Amongst the many places listed where it is inappropriate to moor are the 'outside of bends'.

Which rather creates a problem.  For I know of many official moorings that are definitely on the outside of bends.  (That obviously whoever conjured up these new rules was not aware of.)

So does that mean should you moor there you are going to get a warning?  Or will CaRT now get rid of all its mooring on the outside of bends.

And of course dear CART has forgotten the worst offenders—hire boaters.  They are really going to be bothered about losing their boat licences aren't they.

Silly sods. Seems like a bit of 'pie in the sky' to me.

All shook up

I reckon it must have been a bit of a shock for those nine Environmental Agency boat owners without registrations that were taken to court and walloped for just under a total of £9,000.

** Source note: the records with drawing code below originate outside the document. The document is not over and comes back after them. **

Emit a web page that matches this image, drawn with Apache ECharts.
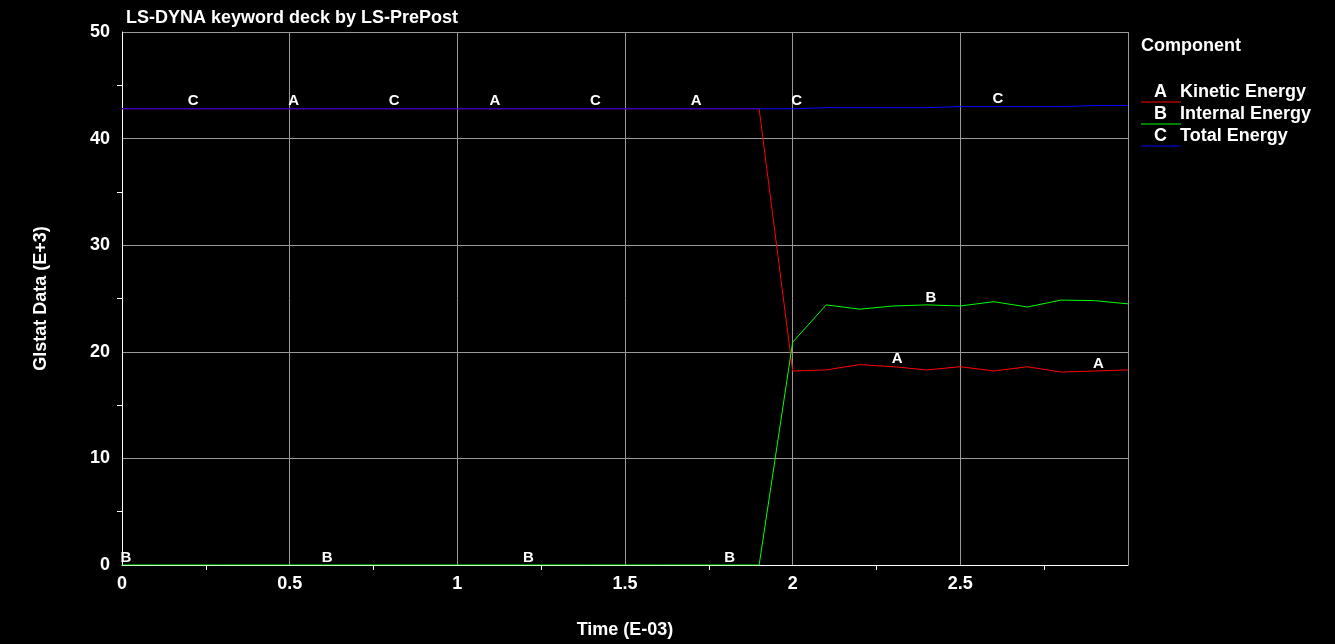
<!DOCTYPE html>
<html><head><meta charset="utf-8">
<script src="https://cdn.jsdelivr.net/npm/echarts@6/dist/echarts.min.js"></script>
<style>html,body{margin:0;background:#000}#c{width:1335px;height:644px}</style>
</head><body><div id="c"></div>
<script>
// time axis, E-03
const times = [0,0.1,0.2,0.3,0.4,0.5,0.6,0.7,0.8,0.9,1.0,1.1,1.2,1.3,1.4,1.5,1.6,1.7,1.8,1.9,2.0,2.1,2.2,2.3,2.4,2.5,2.6,2.7,2.8,2.9,3.0];
const kinetic = [42.8,42.8,42.8,42.8,42.8,42.8,42.8,42.8,42.8,42.8,42.8,42.8,42.8,42.8,42.8,42.8,42.8,42.8,42.8,42.8,18.2,18.3,18.8,18.6,18.3,18.6,18.2,18.6,18.1,18.2,18.3];
const internal = [0,0,0,0,0,0,0,0,0,0,0,0,0,0,0,0,0,0,0,0,20.9,24.4,24.0,24.3,24.4,24.3,24.7,24.2,24.85,24.8,24.5];
const total = [42.8,42.8,42.8,42.8,42.8,42.8,42.8,42.8,42.8,42.8,42.8,42.8,42.8,42.8,42.8,42.8,42.8,42.8,42.8,42.8,42.8,42.9,42.9,42.9,42.9,43.0,43.0,43.0,43.0,43.1,43.1];
// where the curve letters sit (indices into times)
const labelIdxA = [5,11,17,23,29];
const labelIdxB = [0,6,12,18,24];
const labelIdxC = [2,8,14,20,26];
const names = ['Kinetic Energy','Internal Energy','Total Energy'];
const colors = ['#ff0000','#00ff00','#0000ff'];

const pts = arr => times.map((t,i)=>[t,arr[i]]);
const tags = (arr, idx, letter) => ({
  type:'scatter', symbolSize:0, silent:true, z:5,
  itemStyle:{opacity:1},
  data: idx.map(i=>[times[i],arr[i]]),
  label:{show:true, position:'top', distance:0, offset:[4,0], formatter:letter, color:'#ffffff', opacity:1,
    textBorderWidth:0, fontWeight:'bold', fontSize:15, fontFamily:'Liberation Sans'}
});
const line = (arr, c) => ({type:'line', data:pts(arr), symbol:'none', lineStyle:{color:c,width:1}, silent:true});

const chart = echarts.init(document.getElementById('c'));
const legendItems = [];
['A','B','C'].forEach((l,i)=>{
  const y = 93 + i*22;
  legendItems.push({type:'text', left:1154, top:y-10, style:{text:l, fill:'#fff', font:'bold 18px Liberation Sans'}});
  legendItems.push({type:'text', left:1180, top:y-10, style:{text:names[i], fill:'#fff', font:'bold 18px Liberation Sans'}});
  legendItems.push({type:'line', shape:{x1:1141,y1:y+9,x2:1181,y2:y+9}, style:{stroke:colors[i],lineWidth:1}});
});
const axisFont = {color:'#fff', fontSize:18, fontWeight:'bold', fontFamily:'Liberation Sans'};
chart.setOption({
  backgroundColor:'#000',
  animation:false,
  title:{text:'LS-DYNA keyword deck by LS-PrePost', left:121, top:4, textStyle:{color:'#fff', fontSize:18, fontWeight:'bold', fontFamily:'Liberation Sans'}},
  grid:{left:122, right:207, top:32, bottom:78},
  xAxis:{type:'value', min:0, max:3, interval:0.5, name:'Time (E-03)', nameLocation:'middle', nameGap:56,
    nameTextStyle:axisFont,
    axisLine:{lineStyle:{color:'#fff'}}, axisTick:{show:false},
    minorTick:{show:true, splitNumber:2, length:5, lineStyle:{color:'#fff'}},
    axisLabel:Object.assign({showMaxLabel:false, margin:10}, axisFont),
    splitLine:{show:true, lineStyle:{color:'#999', width:1}}},
  yAxis:{type:'value', min:0, max:50, interval:10, name:'Glstat Data (E+3)', nameLocation:'middle', nameGap:72,
    nameTextStyle:axisFont,
    axisLine:{lineStyle:{color:'#fff'}}, axisTick:{show:false},
    minorTick:{show:true, splitNumber:2, length:5, lineStyle:{color:'#fff'}},
    axisLabel:Object.assign({margin:12}, axisFont),
    splitLine:{show:true, lineStyle:{color:'#999', width:1}}},
  graphic:[{type:'text', left:1141, top:37, style:{text:'Component', fill:'#fff', font:'bold 18px Liberation Sans'}}].concat(legendItems),
  series:[
    line(kinetic, colors[0]), line(internal, colors[1]), line(total, colors[2]),
    tags(kinetic, labelIdxA, 'A'), tags(internal, labelIdxB, 'B'), tags(total, labelIdxC, 'C')
  ]
});
</script></body></html>
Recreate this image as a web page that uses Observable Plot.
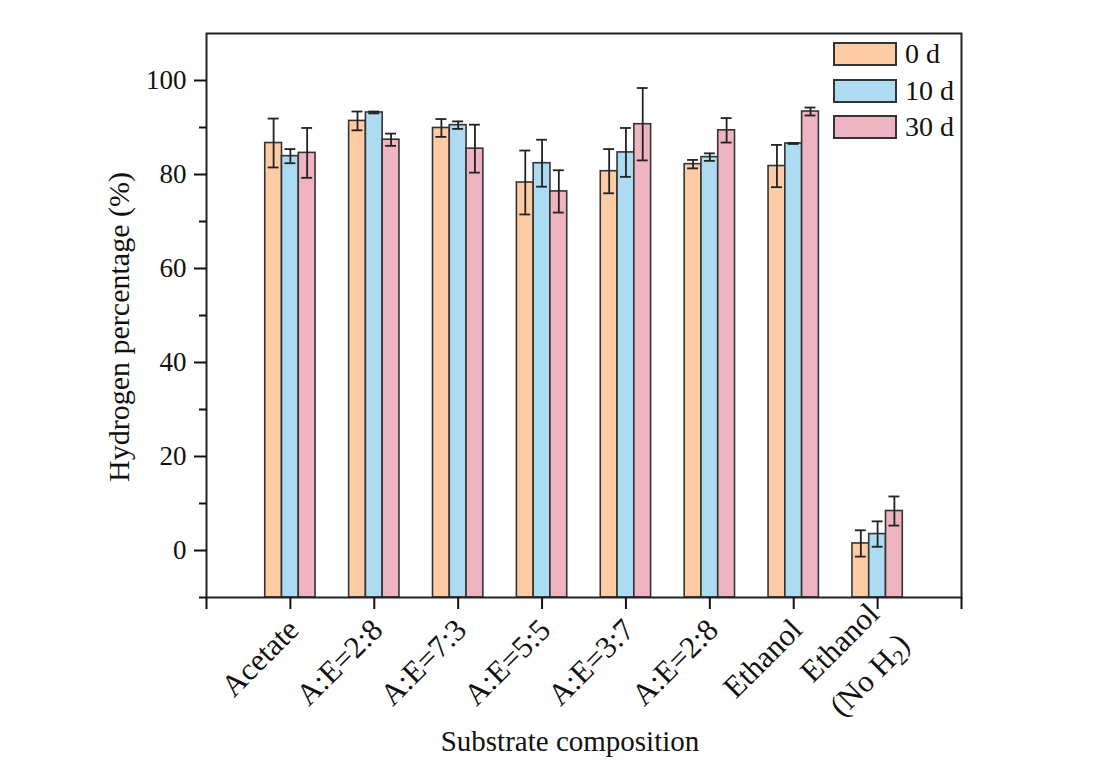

Little wonder there was such a rush to get CaRT to take over its waters...

Electric and hydrogen

So the Inland Waterways Association want boats to be powered by either electricity or hydrogen eh? 

If the cost of such in vehicles is anything to go by the cost for the average boater to change from diesel will mean the end for many.  It certainly would for us.

And knowing of the exaggeration by the manufacturers of the range of such vehicles, just how many charging points will there have to be along the waterways, and who pays?  And particularly those charging points that need power bringing in over many miles?  Or perhaps they will not bother.

I wonder if the bods dreaming this up have thought about the many other things needing electricy in boats—even when moored?

It all sounds very 'green', but it will be a mess.